You know you're having fun when you have to rebuild OpenSSH with DEBUG_PK=1 in order to troubleshoot your own code...

And ssh-ed25519 logins now work! It's a bit slower than I want (~700ms from SYN to being in a shell) but there's room to speed things up once I extend my FPGA curve25519 accelerator to support signing and verification (rather than just accelerating the DH operation, with the signing done in software).

Working my way down the feature list for my firmware. Also chasing some bugs where I seem to be generating duplicate TCP ACKs sometimes.

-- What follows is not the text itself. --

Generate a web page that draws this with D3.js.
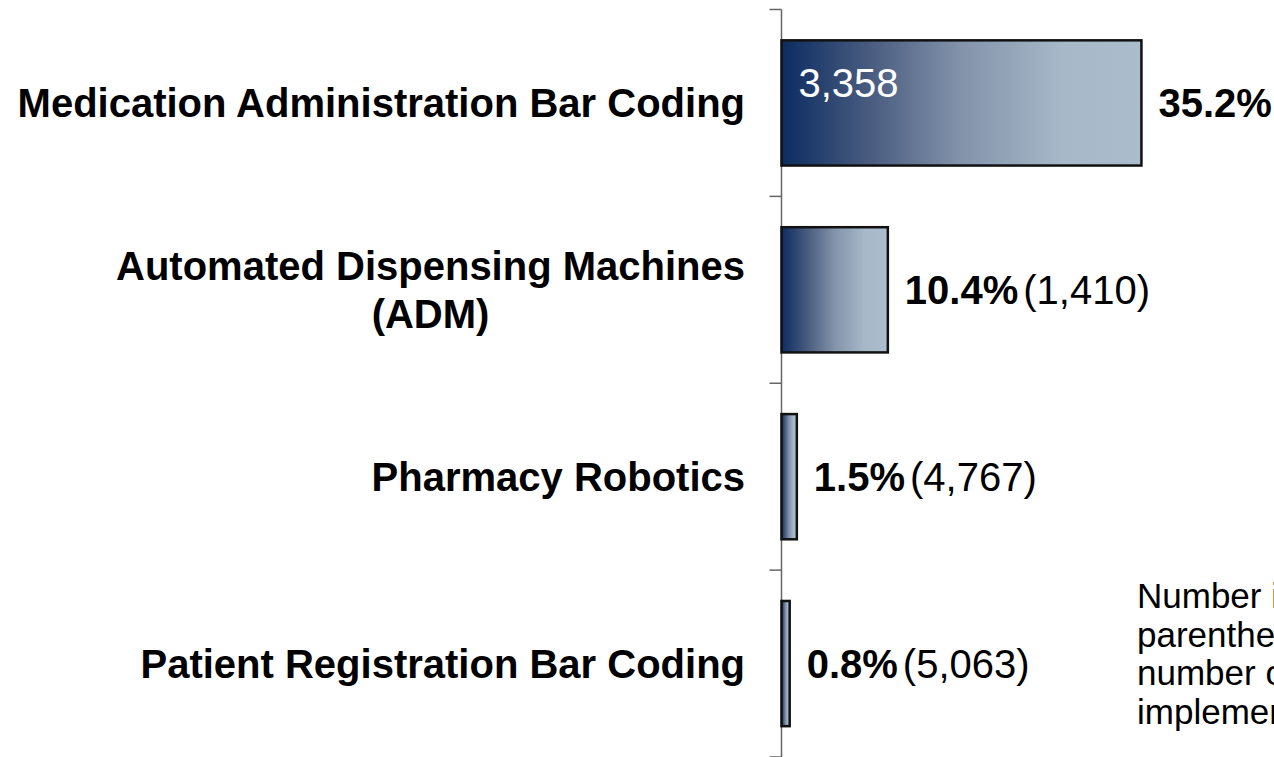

Let's do some quick performance measurements on the 25519 stuff...

With the FPGA accelerator disabled (all crypto done with TweetNaCl on a 550 MHz Cortex-M7, g++ -O2), we spend a total of 1254 ms per SSH session on curve25519 operations, broken down as:

* Ephemeral ECDH key generation: 175.8 ms
* Deriving shared secret: 175.7 ms
* Signing exchange hash: 301.4 ms
* Verifying the signature from the user's login request: 601.1 ms

With the current acceleration enabled (ECDH only, no ECDSA, 250 MHz FPGA module clock rate) we spend 910.5 ms per session on public key crypto and related stuff.

The ECDH is sped up by a factor of 39 (175.8 ms -> 4.5 ms) but the ECDSA is still slow since it's not accelerated.

There's a couple of operations within VerifySignature() and SignExchangeHash(), some of which will FPGA better than others. So I need to collect more baseline data before I start optimizing...

@azonenberg your challenge should you choose to accept it, is to derive the denial of service function D(t) that describes the increase in log traffic over time. Given network throughput T in bps, assuming infinite cpu capacity, at what time t, after enabling logging will D(t) be equal to network thoughput T, and hence deny any further packet transmission. Extra for experts. Prove your denial of service function by logging your log messages. Is D exponential?

@spmatich Every packet sent originates another log message, leading to infinite recursion. The DoS is instantaneous and O(1).